Graham had arrived on the team after everything had gone down with Robin. By the time he’d started with the Foundation, James had been the branch captain for a couple months at least. But he was like this with everyone, a friendly former professor who also happened to be James’s housemate.
“I have been running all over Leominster today,” Graham said as he sat down on the other end of the couch. “There was a sighting over in the State Forest that I offered to go check out. It lasted ten minutes before the rain got bad. Then I had to go and offer to grab any supplies we needed, me and my big mouth.”
He laughed, gesturing to the paper bags tipped over on the floor in front of him. “Nobody asked for anything wild, but Market Basket was out of plastic bags and they gave me paper. Normally, I’d rather have paper anyway, but it’s raining out and I think that bag is melting.”
This would be the same Market Basket where they’d chased a cryptid through the deli several months earlier, she had to assume. “How are you?” Graham asked, nudging a bottle of laundry detergent back upright with his foot.
She shrugged, half her mind still on the O’Toole guy. “Good,” she replied. “I had a nice slow morning at home to prepare for the double today.”
“You’re here overnight?”
“Yeah, me and Amelia.”
“Amelia’s here? Didn’t Madelyn have surgery a couple days ago?”
There was no way Graham would look that concerned if anyone else here was having surgery, was there? “Her stepmom is with her, I think,” Gabriella said, trying to remember exactly what Madelyn had said the other night before she’d left.
Not that any of it was her business. Madelyn had had surgery to remove some scar tissue that was the result of injuries on the job several years earlier. This had been long before Gabriella arrived, but Madelyn was pretty open about her situation. She’d been thrown off of a building by an entity they were tracking, and the injuries had resulted in permanent damage, particularly in her back. She was usually pretty upbeat about it, but Gabriella sometimes felt awkward trying to approach anything related to her condition with her on a case.
“Oh, okay,” Graham said, clearly trying not to sound too concerned about Madelyn.
James’s voice was audible from behind the closed office door, just for a moment and too muffled to understand. Amelia came into the living room from the back hallway. “They still fighting in there?” she asked, nodding toward James’s office. “I left like fifteen minutes ago.”
“I assume so,” Gabriella said.
“Who’s with Madelyn today?” Graham asked.

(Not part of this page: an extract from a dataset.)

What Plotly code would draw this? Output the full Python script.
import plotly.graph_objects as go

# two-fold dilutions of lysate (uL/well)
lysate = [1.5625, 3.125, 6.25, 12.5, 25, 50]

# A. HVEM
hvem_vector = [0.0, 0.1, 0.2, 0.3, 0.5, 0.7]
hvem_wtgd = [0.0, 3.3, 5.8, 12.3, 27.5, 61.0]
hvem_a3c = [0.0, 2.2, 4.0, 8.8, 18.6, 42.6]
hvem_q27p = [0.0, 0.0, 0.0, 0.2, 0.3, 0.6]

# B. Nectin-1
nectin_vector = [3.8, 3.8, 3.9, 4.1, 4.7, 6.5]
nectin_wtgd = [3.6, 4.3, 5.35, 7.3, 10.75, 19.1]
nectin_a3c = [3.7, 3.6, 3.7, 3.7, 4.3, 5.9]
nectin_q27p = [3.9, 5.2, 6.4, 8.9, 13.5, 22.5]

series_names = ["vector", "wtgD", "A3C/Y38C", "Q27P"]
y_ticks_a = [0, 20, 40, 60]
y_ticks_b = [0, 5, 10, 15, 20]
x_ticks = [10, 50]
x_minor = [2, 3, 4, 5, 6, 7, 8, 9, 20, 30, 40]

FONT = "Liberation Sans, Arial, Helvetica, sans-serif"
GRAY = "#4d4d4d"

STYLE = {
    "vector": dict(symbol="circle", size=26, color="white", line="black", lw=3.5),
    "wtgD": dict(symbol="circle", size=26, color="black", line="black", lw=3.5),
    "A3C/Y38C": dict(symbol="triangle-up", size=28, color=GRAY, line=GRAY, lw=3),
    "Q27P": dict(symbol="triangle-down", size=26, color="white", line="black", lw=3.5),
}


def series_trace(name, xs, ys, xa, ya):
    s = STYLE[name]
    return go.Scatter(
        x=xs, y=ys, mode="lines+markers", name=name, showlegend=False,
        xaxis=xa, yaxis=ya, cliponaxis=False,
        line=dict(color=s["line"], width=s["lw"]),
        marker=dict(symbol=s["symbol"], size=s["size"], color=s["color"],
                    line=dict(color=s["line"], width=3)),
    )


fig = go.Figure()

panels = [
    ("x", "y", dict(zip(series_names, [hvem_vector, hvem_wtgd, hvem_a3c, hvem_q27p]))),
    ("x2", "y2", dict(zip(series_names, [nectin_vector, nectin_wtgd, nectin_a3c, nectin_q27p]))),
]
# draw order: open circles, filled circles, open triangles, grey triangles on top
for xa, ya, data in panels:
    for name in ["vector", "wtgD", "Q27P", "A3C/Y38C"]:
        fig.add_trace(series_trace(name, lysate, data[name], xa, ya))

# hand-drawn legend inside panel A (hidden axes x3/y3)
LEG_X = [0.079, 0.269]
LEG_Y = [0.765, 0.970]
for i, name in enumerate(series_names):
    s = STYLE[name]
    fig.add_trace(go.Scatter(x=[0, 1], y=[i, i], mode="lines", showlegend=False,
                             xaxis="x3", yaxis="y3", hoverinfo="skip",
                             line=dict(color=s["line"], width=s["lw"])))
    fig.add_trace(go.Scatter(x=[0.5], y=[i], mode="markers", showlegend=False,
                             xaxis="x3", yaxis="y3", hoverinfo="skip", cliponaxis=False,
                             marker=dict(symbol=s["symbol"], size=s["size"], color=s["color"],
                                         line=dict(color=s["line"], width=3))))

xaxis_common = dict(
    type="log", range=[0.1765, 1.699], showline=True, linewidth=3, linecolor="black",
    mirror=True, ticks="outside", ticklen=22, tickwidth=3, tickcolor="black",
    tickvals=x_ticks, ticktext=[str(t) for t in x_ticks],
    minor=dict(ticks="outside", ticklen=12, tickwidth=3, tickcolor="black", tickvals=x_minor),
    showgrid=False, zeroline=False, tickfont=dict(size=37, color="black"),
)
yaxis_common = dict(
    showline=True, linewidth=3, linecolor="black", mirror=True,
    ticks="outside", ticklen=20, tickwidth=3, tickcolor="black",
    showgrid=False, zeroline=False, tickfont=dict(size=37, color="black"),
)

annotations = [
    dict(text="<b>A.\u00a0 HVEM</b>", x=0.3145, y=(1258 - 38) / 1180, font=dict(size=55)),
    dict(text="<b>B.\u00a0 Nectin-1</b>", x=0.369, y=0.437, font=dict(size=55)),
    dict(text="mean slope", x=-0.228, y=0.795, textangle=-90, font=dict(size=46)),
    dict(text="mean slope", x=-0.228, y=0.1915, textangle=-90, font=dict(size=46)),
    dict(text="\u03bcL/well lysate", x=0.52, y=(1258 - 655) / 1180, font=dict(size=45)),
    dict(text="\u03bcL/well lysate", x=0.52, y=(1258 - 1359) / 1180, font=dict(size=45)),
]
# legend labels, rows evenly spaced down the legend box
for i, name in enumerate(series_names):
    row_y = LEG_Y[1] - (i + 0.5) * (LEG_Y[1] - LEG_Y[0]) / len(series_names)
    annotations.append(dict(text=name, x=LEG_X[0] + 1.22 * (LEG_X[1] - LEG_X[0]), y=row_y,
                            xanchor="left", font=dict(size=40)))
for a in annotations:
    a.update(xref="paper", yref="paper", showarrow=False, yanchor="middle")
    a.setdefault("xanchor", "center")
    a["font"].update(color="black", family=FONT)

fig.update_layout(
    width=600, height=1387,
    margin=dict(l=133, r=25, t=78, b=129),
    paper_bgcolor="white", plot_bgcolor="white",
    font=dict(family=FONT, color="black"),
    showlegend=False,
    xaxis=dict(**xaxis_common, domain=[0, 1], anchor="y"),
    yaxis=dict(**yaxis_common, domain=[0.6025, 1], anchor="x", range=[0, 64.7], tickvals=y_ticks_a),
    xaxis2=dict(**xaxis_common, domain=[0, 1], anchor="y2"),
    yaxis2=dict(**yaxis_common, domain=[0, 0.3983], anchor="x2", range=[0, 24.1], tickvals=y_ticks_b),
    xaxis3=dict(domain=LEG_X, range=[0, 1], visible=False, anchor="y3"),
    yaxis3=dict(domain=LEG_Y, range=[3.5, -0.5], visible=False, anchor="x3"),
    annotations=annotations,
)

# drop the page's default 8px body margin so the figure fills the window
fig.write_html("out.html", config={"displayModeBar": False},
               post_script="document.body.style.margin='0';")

Amelia glanced conspiratorially at Gabriella, then looked back at Graham. “Her stepmother, Beatriz. She’s doing well.”
“Good!”
Gabriella felt a little bad that she hadn’t known the schedule or been able to help in any substantial way. But Madelyn and Amelia were housemates, so Amelia was naturally going to know much more about Madelyn’s personal life.
“Yeah, Beatriz is spending the night at our place since I’m working.”
“I would have given you the night off,” James said from his now-open office doorway.
“Because we’re so flush with staff right now,” Amelia retorted.
“As always. Alright, we’re ready when you guys are.”